![Alkemie. 2022 – 1 Revue semestrielle de littérature et philosophie, n° 29. Le moi - À la mémoire de Mario Andrea Rigoni](https://classiques-garnier.com/images/Vignette/AlkMS29b.png)
À la mémoire de Mario Andrea Rigoni
- Type de publication : Article de revue
- Revue : Alkemie Revue semestrielle de littérature et philosophie
2022 – 1, n° 29. Le moi - Auteur : Orcel (Michel)
- Résumé : L’auteur rend hommage au professeur, à l’écrivain et à l’ami italien Mario Andrea Rigoni, spécialiste de Leopardi, ami de Cioran et auteur, durant les deux dernières années de sa vie, d’une poésie gnomique, décapante.
- Pages : 49 à 50
- Revue : Alkemie
- Thème CLIL : 4028 -- SCIENCES HUMAINES ET SOCIALES, LETTRES -- Lettres et Sciences du langage -- Lettres -- Etudes de littérature comparée
- EAN : 9782406132226
- ISBN : 978-2-406-13222-6
- ISSN : 2286-136X
- DOI : 10.48611/isbn.978-2-406-13222-6.p.0049
- Éditeur : Classiques Garnier
- Mise en ligne : 01/06/2022
- Périodicité : Semestrielle
- Langue : Français
- Mots-clés : Rigoni, Cioran, poésie, désespoir, aphorisme
À LA MÉMOIRE DE MARIO ANDREA RIGONI
Le 15 août dernier, aux premières heures du matin, s’éteignait mon vieil ami Mario Rigoni. Nous le savions malade depuis plusieurs années, mais sa disparition fut brutale et d’autant plus cruelle pour moi que nous devions nous revoir ces derniers jours à Venise. Quelques jours avant sa mort, nous évoquions encore la traduction des Colloques avec mon démon, que je publierai au printemps prochain aux éditions ARCADÈS AMBO, et la traduction à venir d’Immanenza.
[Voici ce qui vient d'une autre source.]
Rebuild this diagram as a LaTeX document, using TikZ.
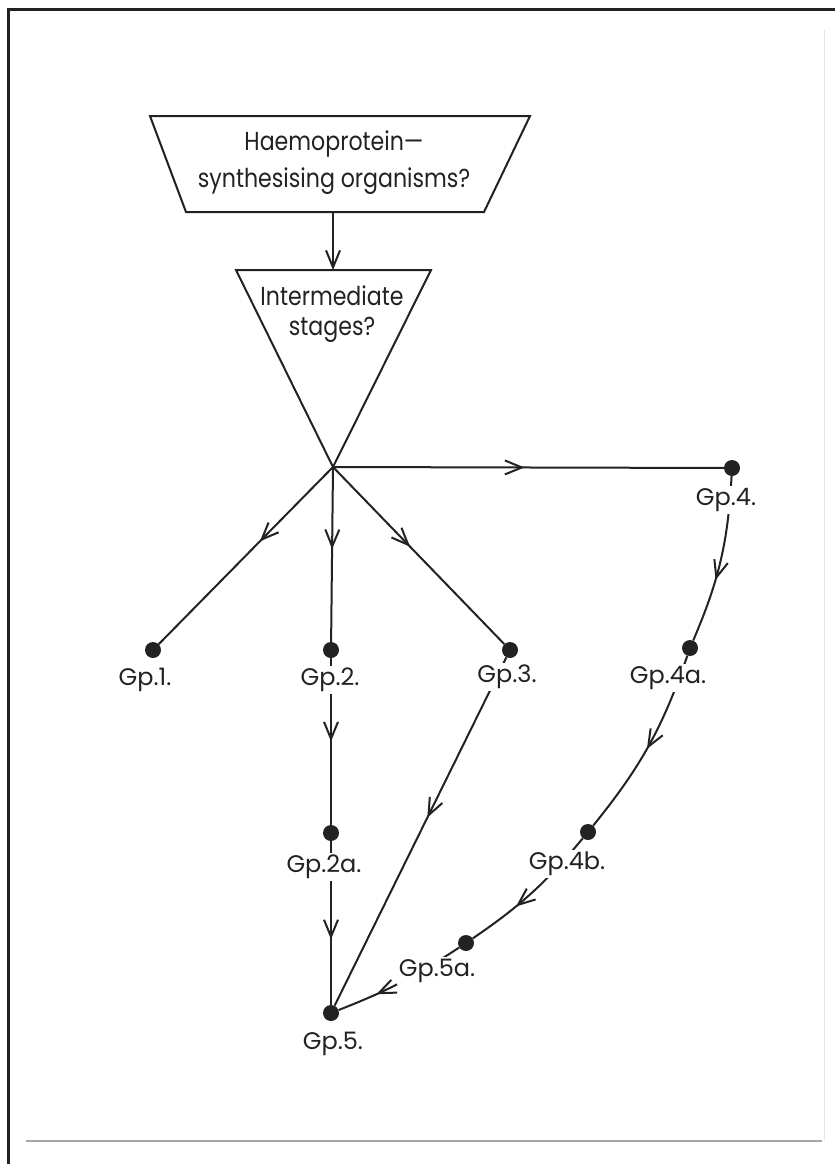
\documentclass[tikz,border=0pt]{standalone}
\usepackage{fontspec}
\setmainfont{Poppins}
\newfontfamily\narrowfont{Poppins}[FakeStretch=0.85]
\usetikzlibrary{arrows.meta,decorations.markings}
\definecolor{ink}{HTML}{222222}
\begin{document}
\begin{tikzpicture}[x=1pt,y=-1pt,
  line/.style={draw=ink,line width=2pt},
  midarrow/.style={line,postaction={decorate,decoration={markings,
     mark=at position #1 with {\arrow[ink,line width=2pt]{Straight Barb[length=17pt,width=14pt]}}}}},
  dot/.style={circle,fill=ink,inner sep=0pt,minimum size=16pt},
  lbl/.style={fill=white,inner sep=2pt,text=ink,font=\fontsize{24}{28}\selectfont},
  txt/.style={text=ink,font=\narrowfont\fontsize{26}{37}\selectfont,align=center},
  txtwide/.style={text=ink,font=\narrowfont\fontsize{26}{30}\selectfont,align=center}]
\useasboundingbox (0,0) rectangle (835,1164);
% frame
\draw[ink,line width=3pt] (8,1164) -- (8,10) -- (835,10);
\draw[gray!70,line width=2pt] (26,1141) -- (822,1141);
\draw[gray!20,line width=1pt] (824,30) -- (824,1141);
% trapezium
\coordinate (trapB) at (333,212);
\draw[line] (150,116) -- (530,116) -- (484,212) -- (186,212) -- cycle;
\node[txt] (q1) at (334,163) {Haemoprotein—\\synthesising organisms?};
% triangle
\coordinate (triT) at (333,270);
\coordinate (hub) at (333,467);
\draw[line] (236,270) -- (431,270) -- (hub) -- cycle;
\node[txtwide] (q2) at (332,314) {Intermediate\\stages?};
\draw[line,-{Straight Barb[length=17pt,width=14pt]}] (trapB) -- (triT);
% dots
\node[dot] (g1) at (153,650) {};
\node[dot] (g2) at (331,650) {};
\node[dot] (g3) at (510,650) {};
\node[dot] (g4) at (732,468) {};
\node[dot] (g4a) at (690,648) {};
\node[dot] (g2a) at (331,833) {};
\node[dot] (g4b) at (588,832) {};
\node[dot] (g5a) at (466,943) {};
\node[dot] (g5) at (331,1013) {};
% connectors
\draw[midarrow=0.42] (hub) -- (g1);
\draw[midarrow=0.47] (hub) -- (g2);
\draw[midarrow=0.45] (hub) -- (g3);
\draw[midarrow=0.49] (hub) -- (g4);
\draw[midarrow=0.5] (g2) -- (g2a);
\draw[midarrow=0.6] (g2a) -- (g5);
\draw[midarrow=0.46] (g3) -- (g5);
\draw[midarrow=0.62] (g4) to[bend left=10] (g4a);
\draw[midarrow=0.52] (g4a) to[bend left=10] (g4b);
\draw[midarrow=0.64] (g4b) to[bend left=8] (g5a);
\draw[midarrow=0.7] (g5a) to[bend left=6] (g5);
% labels
\node[lbl] (l1) at (145,680) {Gp.1.};
\node[lbl] (l2) at (330,680) {Gp.2.};
\node[lbl] (l3) at (507,677) {Gp.3.};
\node[lbl] (l4) at (726,500) {Gp.4.};
\node[lbl] (l4a) at (668,678) {Gp.4a.};
\node[lbl] (l2a) at (324,867) {Gp.2a.};
\node[lbl] (l4b) at (567,864) {Gp.4b.};
\node[lbl] (l5a) at (437,971) {Gp.5a.};
\node[lbl] (l5) at (333,1044) {Gp.5.};
\end{tikzpicture}
\end{document}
Je l’avais rencontré à Paris dans les années 1980, chez Georges Roditi, qui tenait alors un des derniers salons littéraires de la capitale. Un même amour pour Leopardi, le « chaste amant de la mort » (Musset), nous avait très vite unis, et c’est avec la même foi et la même amitié qu’il siégea au jury de ma soutenance de thèse, puis à celui de mon Habilitation à diriger des recherches doctorales. Il était alors, et sera de longues années, à l’Université de Padoue, un des plus hauts représentants de l’enseignement de la littérature italienne, où il visitait avec un égal génie la poésie baroque et le néo-classicisme, le romantisme et la modernité. Sur le plan littéraire, je devins très vite son traducteur en France, et Cioran, à qui il vouait une admiration sans bornes, me fit la grâce de m’aider à polir ma traduction des Variations sur l’impossible, le premier livre en français de Mario.
C’était un ami fidèle, plein de tact, de chaleur et d’humour. Savoir que j’allais l’héberger quelques jours chez moi à Paris était, à chacun de ses passages, une source d’allégresse. Ce grand pessimiste aimait la bonne chère, la conversation des jolies femmes, et le rire franc ou subtil. Il aimait la méchanceté piquante des salons du xviiie, mais lui-même était toujours courtois et bienveillant. Il écrivait en prose avec une retenue mêlée d’insolence. Quand je quittai la France pour le Maroc, il vint me rendre visite à Marrakech et nous y traduisîmes ensemble son provocant Éloge de l’Amérique.
50Grand et beau, spirituel, élégant, généreux, Mario souffrait pourtant d’un désespoir intime et radical, qui lui faisait à la fois adorer et haïr la vie. Il aimait d’autant plus la surface des choses qu’elle dissimulait à ses yeux le vide effrayant du rien. Son pessimisme frôlait le nihilisme, malgré le « spasme vers l’infini » (Leopardi) qu’il n’a jamais renié. Il y a quelques mois, nous avions publié ses aphorismes intitulés Impénétrable est le monde. Mais, ces deux dernières années, la maladie avait éveillé chez lui une veine poétique tout à fait singulière dans le tableau de la poésie contemporaine. Une poésie gnomique, décapante, tantôt désespérée tantôt compatissante, qui alliait la forme grecque à la modernité de Trakl ou des poètes américains. Je publierai l’année prochaine toutes les poésies inédites qu’il a laissées, et qu’il m’adressait presque au jour le jour.
Que ce modeste écot témoigne de mon amitié, de mon admiration et de ma gratitude.